• _TASK GOAL_
Write out the material exactly. Do not include the pictures.

-------- COLLECTED MATERIAL

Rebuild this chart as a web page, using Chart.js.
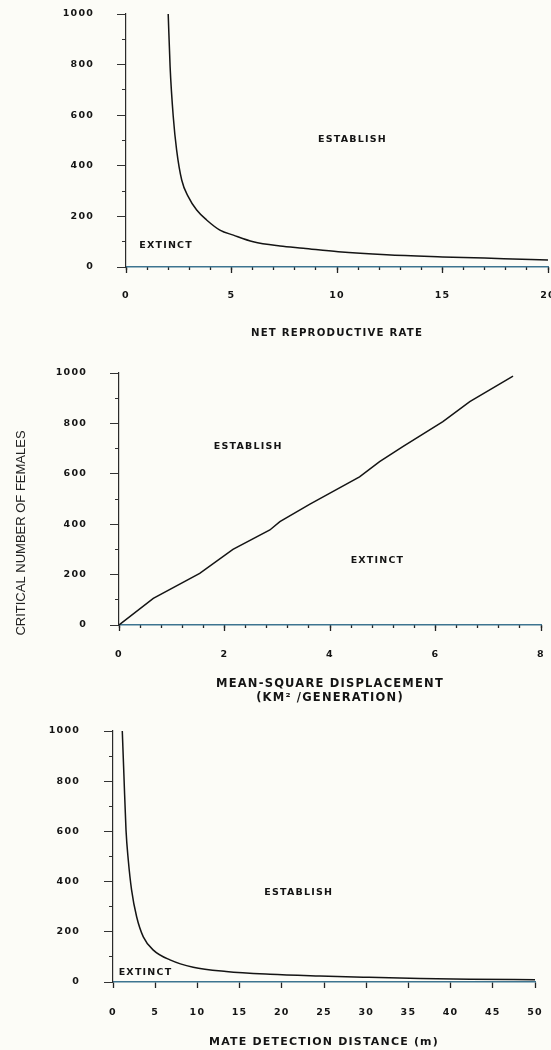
<!DOCTYPE html>
<html>
<head>
<meta charset="utf-8">
<script src="https://cdn.jsdelivr.net/npm/chart.js@4.4.1/dist/chart.umd.min.js"></script>
<style>
  body { margin: 0; background: #fcfcf7; width: 551px; height: 1050px; position: relative; overflow: hidden; }
  canvas { position: absolute; left: 0; }
</style>
</head>
<body>
<canvas id="c1" width="551" height="345" style="top:0px"></canvas>
<canvas id="c2" width="551" height="360" style="top:345px"></canvas>
<canvas id="c3" width="551" height="345" style="top:705px"></canvas>
<script>
// top panel: net reproductive rate
var rateX = [2.0, 2.09, 2.24, 2.40, 2.64, 2.95, 3.35, 3.82, 4.45, 5.09, 6.03, 7.3, 8.4, 10.06, 12.35, 15.0, 17.9, 20.0];
var rateY = [1000, 792, 594, 462, 344, 278, 225, 186, 146, 126, 100, 83, 74, 60, 48, 40, 33, 28];
var rateTicks = [0, 5, 10, 15, 20];

// middle panel: mean-square displacement
var dispX = [0, 0.65, 1.53, 2.16, 2.86, 3.05, 3.62, 4.56, 4.94, 5.38, 6.14, 6.65, 7.47];
var dispY = [0, 106, 205, 300, 377, 410, 480, 588, 648, 708, 807, 886, 988];
var dispTicks = [0, 2, 4, 6, 8];

// bottom panel: mate detection distance
var distX = [1.1, 1.3, 1.54, 1.81, 2.2, 2.8, 3.59, 4.78, 6.75, 9.5, 13.4, 18.6, 24.5, 30, 36.4, 42.3, 50];
var distY = [1000, 818, 606, 486, 367, 260, 180, 127, 88, 59, 42, 31, 24, 19, 14, 11, 9];
var distTicks = [0, 5, 10, 15, 20, 25, 30, 35, 40, 45, 50];

var femaleTicks = [0, 200, 400, 600, 800, 1000];

var FONT = '"DejaVu Sans", Verdana, sans-serif';
var INK = '#141414';

var spacing = {
  id: 'spacing',
  beforeLayout: function(chart) { chart.ctx.letterSpacing = '1.2px'; },
  beforeDraw: function(chart) { chart.ctx.letterSpacing = '1.2px'; }
};

var regionLabels = {
  id: 'regionLabels',
  afterDatasetsDraw: function(chart, args, opts) {
    var ctx = chart.ctx, sx = chart.scales.x, sy = chart.scales.y;
    ctx.save();
    ctx.font = 'bold 9.5px ' + FONT;
    ctx.fillStyle = INK;
    ctx.textAlign = 'center';
    ctx.textBaseline = 'middle';
    (opts.items || []).forEach(function(it) {
      ctx.fillText(it.text, sx.getPixelForValue(it.x), sy.getPixelForValue(it.y));
    });
    if (opts.side) {
      ctx.letterSpacing = '0px';
      ctx.font = '13px "Liberation Sans", Arial, sans-serif';
      ctx.fillStyle = '#222';
      ctx.translate(opts.side.x, opts.side.y);
      ctx.rotate(-Math.PI / 2);
      ctx.fillText(opts.side.text, 0, 0);
    }
    ctx.restore();
  }
};

function plain(v) { return String(v); }

function makePanel(id, p) {
  var pts = p.xs.map(function(v, i) { return { x: v, y: p.ys[i] }; });
  return new Chart(document.getElementById(id), {
    type: 'scatter',
    data: {
      datasets: [{
        data: pts,
        showLine: true,
        borderColor: INK,
        borderWidth: 1.5,
        pointRadius: 0,
        tension: p.smooth ? 0.4 : 0,
        cubicInterpolationMode: p.smooth ? 'monotone' : 'default'
      }]
    },
    options: {
      responsive: false,
      animation: false,
      events: [],
      layout: { padding: { left: 0, right: p.padRight, top: p.padTop, bottom: 0 } },
      plugins: {
        legend: { display: false },
        tooltip: { enabled: false },
        regionLabels: { items: p.labels, side: p.side }
      },
      scales: {
        xMinor: {
          type: 'linear', position: 'bottom', weight: 0, min: 0, max: p.xMax,
          display: p.xMinor ? true : false,
          ticks: { display: false, stepSize: p.xMinor || 1 },
          grid: { drawOnChartArea: false, drawTicks: true, tickLength: 3, tickColor: '#222', tickWidth: 1.3 },
          border: { display: false },
          afterFit: function(s) { s.height = 0; s.paddingLeft = 0; s.paddingRight = 0; }
        },
        x: {
          type: 'linear', position: 'bottom', weight: 1, min: 0, max: p.xMax,
          afterBuildTicks: function(s) { s.ticks = p.xTicks.map(function(v) { return { value: v }; }); },
          ticks: { padding: p.xTickPad, color: INK, font: { family: FONT, size: 9.5, weight: 'bold' }, maxRotation: 0, callback: plain },
          grid: { drawOnChartArea: false, drawTicks: true, tickLength: 6, tickColor: '#222', tickWidth: 1.3 },
          border: { color: '#3d7490', width: 1.4 },
          title: {
            display: true, text: p.title, color: INK,
            font: { family: FONT, size: p.titleSize, weight: 'bold', lineHeight: '14px' },
            padding: { top: 0, bottom: p.titlePad }
          },
          afterFit: function(s) { s.height = p.xAxisH; s.paddingLeft = 0; s.paddingRight = 0; }
        },
        yMinor: {
          type: 'linear', position: 'left', weight: 0, min: 0, max: 1000,
          ticks: { display: false, stepSize: 100 },
          grid: { drawOnChartArea: false, tickLength: 4, tickColor: '#333' },
          border: { display: false },
          afterFit: function(s) { s.width = 0; s.paddingTop = 0; s.paddingBottom = 0; }
        },
        y: {
          type: 'linear', position: 'left', weight: 1, min: 0, max: 1000,
          afterBuildTicks: function(s) { s.ticks = femaleTicks.map(function(v) { return { value: v }; }); },
          ticks: { padding: p.yTickPad, color: INK, font: { family: FONT, size: 9.5, weight: 'bold' }, callback: plain },
          grid: { drawOnChartArea: false, tickLength: 9, tickColor: '#333' },
          border: { color: '#2a2a2a', width: 1.2 },
          afterFit: function(s) { s.width = p.left; s.paddingTop = 0; s.paddingBottom = 0; }
        }
      }
    },
    plugins: [spacing, regionLabels]
  });
}

makePanel('c1', {
  xs: rateX, ys: rateY, xTicks: rateTicks, xMax: 20, xMinor: 1, smooth: true,
  left: 126, padRight: 3, padTop: 14, xAxisH: 78,
  xTickPad: 17, yTickPad: 23, titlePad: 5, titleSize: 10.2,
  title: 'NET REPRODUCTIVE RATE',
  labels: [{ text: 'ESTABLISH', x: 10.73, y: 502 }, { text: 'EXTINCT', x: 1.9, y: 84 }]
});

makePanel('c2', {
  xs: dispX, ys: dispY, xTicks: dispTicks, xMax: 8, xMinor: 0.4, smooth: false,
  left: 119, padRight: 10, padTop: 28, xAxisH: 80,
  xTickPad: 18, yTickPad: 23, titlePad: 0, titleSize: 11.5,
  title: ['MEAN-SQUARE DISPLACEMENT', '(KM² /GENERATION)'],
  labels: [{ text: 'ESTABLISH', x: 2.45, y: 707 }, { text: 'EXTINCT', x: 4.9, y: 255 }],
  side: { text: 'CRITICAL NUMBER OF FEMALES', x: 21, y: 188 }
});

makePanel('c3', {
  xs: distX, ys: distY, xTicks: distTicks, xMax: 50, xMinor: 0, smooth: true,
  left: 113, padRight: 16, padTop: 26, xAxisH: 68,
  xTickPad: 19, yTickPad: 24, titlePad: 1, titleSize: 11,
  title: 'MATE DETECTION DISTANCE (m)',
  labels: [{ text: 'ESTABLISH', x: 22, y: 356 }, { text: 'EXTINCT', x: 3.85, y: 37 }]
});
</script>
</body>
</html>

----------------

• _ANSWER BELOW_
Rebuild this chart as a web page, using Chart.js.
<!DOCTYPE html>
<html>
<head>
<meta charset="utf-8">
<script src="https://cdn.jsdelivr.net/npm/chart.js@4.4.1/dist/chart.umd.min.js"></script>
<style>
  body { margin: 0; background: #fcfcf7; width: 551px; height: 1050px; position: relative; overflow: hidden; }
  canvas { position: absolute; left: 0; }
</style>
</head>
<body>
<canvas id="c1" width="551" height="345" style="top:0px"></canvas>
<canvas id="c2" width="551" height="360" style="top:345px"></canvas>
<canvas id="c3" width="551" height="345" style="top:705px"></canvas>
<script>
// top panel: net reproductive rate
var rateX = [2.0, 2.09, 2.24, 2.40, 2.64, 2.95, 3.35, 3.82, 4.45, 5.09, 6.03, 7.3, 8.4, 10.06, 12.35, 15.0, 17.9, 20.0];
var rateY = [1000, 792, 594, 462, 344, 278, 225, 186, 146, 126, 100, 83, 74, 60, 48, 40, 33, 28];
var rateTicks = [0, 5, 10, 15, 20];

// middle panel: mean-square displacement
var dispX = [0, 0.65, 1.53, 2.16, 2.86, 3.05, 3.62, 4.56, 4.94, 5.38, 6.14, 6.65, 7.47];
var dispY = [0, 106, 205, 300, 377, 410, 480, 588, 648, 708, 807, 886, 988];
var dispTicks = [0, 2, 4, 6, 8];

// bottom panel: mate detection distance
var distX = [1.1, 1.3, 1.54, 1.81, 2.2, 2.8, 3.59, 4.78, 6.75, 9.5, 13.4, 18.6, 24.5, 30, 36.4, 42.3, 50];
var distY = [1000, 818, 606, 486, 367, 260, 180, 127, 88, 59, 42, 31, 24, 19, 14, 11, 9];
var distTicks = [0, 5, 10, 15, 20, 25, 30, 35, 40, 45, 50];

var femaleTicks = [0, 200, 400, 600, 800, 1000];

var FONT = '"DejaVu Sans", Verdana, sans-serif';
var INK = '#141414';

var spacing = {
  id: 'spacing',
  beforeLayout: function(chart) { chart.ctx.letterSpacing = '1.2px'; },
  beforeDraw: function(chart) { chart.ctx.letterSpacing = '1.2px'; }
};

var regionLabels = {
  id: 'regionLabels',
  afterDatasetsDraw: function(chart, args, opts) {
    var ctx = chart.ctx, sx = chart.scales.x, sy = chart.scales.y;
    ctx.save();
    ctx.font = 'bold 9.5px ' + FONT;
    ctx.fillStyle = INK;
    ctx.textAlign = 'center';
    ctx.textBaseline = 'middle';
    (opts.items || []).forEach(function(it) {
      ctx.fillText(it.text, sx.getPixelForValue(it.x), sy.getPixelForValue(it.y));
    });
    if (opts.side) {
      ctx.letterSpacing = '0px';
      ctx.font = '13px "Liberation Sans", Arial, sans-serif';
      ctx.fillStyle = '#222';
      ctx.translate(opts.side.x, opts.side.y);
      ctx.rotate(-Math.PI / 2);
      ctx.fillText(opts.side.text, 0, 0);
    }
    ctx.restore();
  }
};

function plain(v) { return String(v); }

function makePanel(id, p) {
  var pts = p.xs.map(function(v, i) { return { x: v, y: p.ys[i] }; });
  return new Chart(document.getElementById(id), {
    type: 'scatter',
    data: {
      datasets: [{
        data: pts,
        showLine: true,
        borderColor: INK,
        borderWidth: 1.5,
        pointRadius: 0,
        tension: p.smooth ? 0.4 : 0,
        cubicInterpolationMode: p.smooth ? 'monotone' : 'default'
      }]
    },
    options: {
      responsive: false,
      animation: false,
      events: [],
      layout: { padding: { left: 0, right: p.padRight, top: p.padTop, bottom: 0 } },
      plugins: {
        legend: { display: false },
        tooltip: { enabled: false },
        regionLabels: { items: p.labels, side: p.side }
      },
      scales: {
        xMinor: {
          type: 'linear', position: 'bottom', weight: 0, min: 0, max: p.xMax,
          display: p.xMinor ? true : false,
          ticks: { display: false, stepSize: p.xMinor || 1 },
          grid: { drawOnChartArea: false, drawTicks: true, tickLength: 3, tickColor: '#222', tickWidth: 1.3 },
          border: { display: false },
          afterFit: function(s) { s.height = 0; s.paddingLeft = 0; s.paddingRight = 0; }
        },
        x: {
          type: 'linear', position: 'bottom', weight: 1, min: 0, max: p.xMax,
          afterBuildTicks: function(s) { s.ticks = p.xTicks.map(function(v) { return { value: v }; }); },
          ticks: { padding: p.xTickPad, color: INK, font: { family: FONT, size: 9.5, weight: 'bold' }, maxRotation: 0, callback: plain },
          grid: { drawOnChartArea: false, drawTicks: true, tickLength: 6, tickColor: '#222', tickWidth: 1.3 },
          border: { color: '#3d7490', width: 1.4 },
          title: {
            display: true, text: p.title, color: INK,
            font: { family: FONT, size: p.titleSize, weight: 'bold', lineHeight: '14px' },
            padding: { top: 0, bottom: p.titlePad }
          },
          afterFit: function(s) { s.height = p.xAxisH; s.paddingLeft = 0; s.paddingRight = 0; }
        },
        yMinor: {
          type: 'linear', position: 'left', weight: 0, min: 0, max: 1000,
          ticks: { display: false, stepSize: 100 },
          grid: { drawOnChartArea: false, tickLength: 4, tickColor: '#333' },
          border: { display: false },
          afterFit: function(s) { s.width = 0; s.paddingTop = 0; s.paddingBottom = 0; }
        },
        y: {
          type: 'linear', position: 'left', weight: 1, min: 0, max: 1000,
          afterBuildTicks: function(s) { s.ticks = femaleTicks.map(function(v) { return { value: v }; }); },
          ticks: { padding: p.yTickPad, color: INK, font: { family: FONT, size: 9.5, weight: 'bold' }, callback: plain },
          grid: { drawOnChartArea: false, tickLength: 9, tickColor: '#333' },
          border: { color: '#2a2a2a', width: 1.2 },
          afterFit: function(s) { s.width = p.left; s.paddingTop = 0; s.paddingBottom = 0; }
        }
      }
    },
    plugins: [spacing, regionLabels]
  });
}

makePanel('c1', {
  xs: rateX, ys: rateY, xTicks: rateTicks, xMax: 20, xMinor: 1, smooth: true,
  left: 126, padRight: 3, padTop: 14, xAxisH: 78,
  xTickPad: 17, yTickPad: 23, titlePad: 5, titleSize: 10.2,
  title: 'NET REPRODUCTIVE RATE',
  labels: [{ text: 'ESTABLISH', x: 10.73, y: 502 }, { text: 'EXTINCT', x: 1.9, y: 84 }]
});

makePanel('c2', {
  xs: dispX, ys: dispY, xTicks: dispTicks, xMax: 8, xMinor: 0.4, smooth: false,
  left: 119, padRight: 10, padTop: 28, xAxisH: 80,
  xTickPad: 18, yTickPad: 23, titlePad: 0, titleSize: 11.5,
  title: ['MEAN-SQUARE DISPLACEMENT', '(KM² /GENERATION)'],
  labels: [{ text: 'ESTABLISH', x: 2.45, y: 707 }, { text: 'EXTINCT', x: 4.9, y: 255 }],
  side: { text: 'CRITICAL NUMBER OF FEMALES', x: 21, y: 188 }
});

makePanel('c3', {
  xs: distX, ys: distY, xTicks: distTicks, xMax: 50, xMinor: 0, smooth: true,
  left: 113, padRight: 16, padTop: 26, xAxisH: 68,
  xTickPad: 19, yTickPad: 24, titlePad: 1, titleSize: 11,
  title: 'MATE DETECTION DISTANCE (m)',
  labels: [{ text: 'ESTABLISH', x: 22, y: 356 }, { text: 'EXTINCT', x: 3.85, y: 37 }]
});
</script>
</body>
</html>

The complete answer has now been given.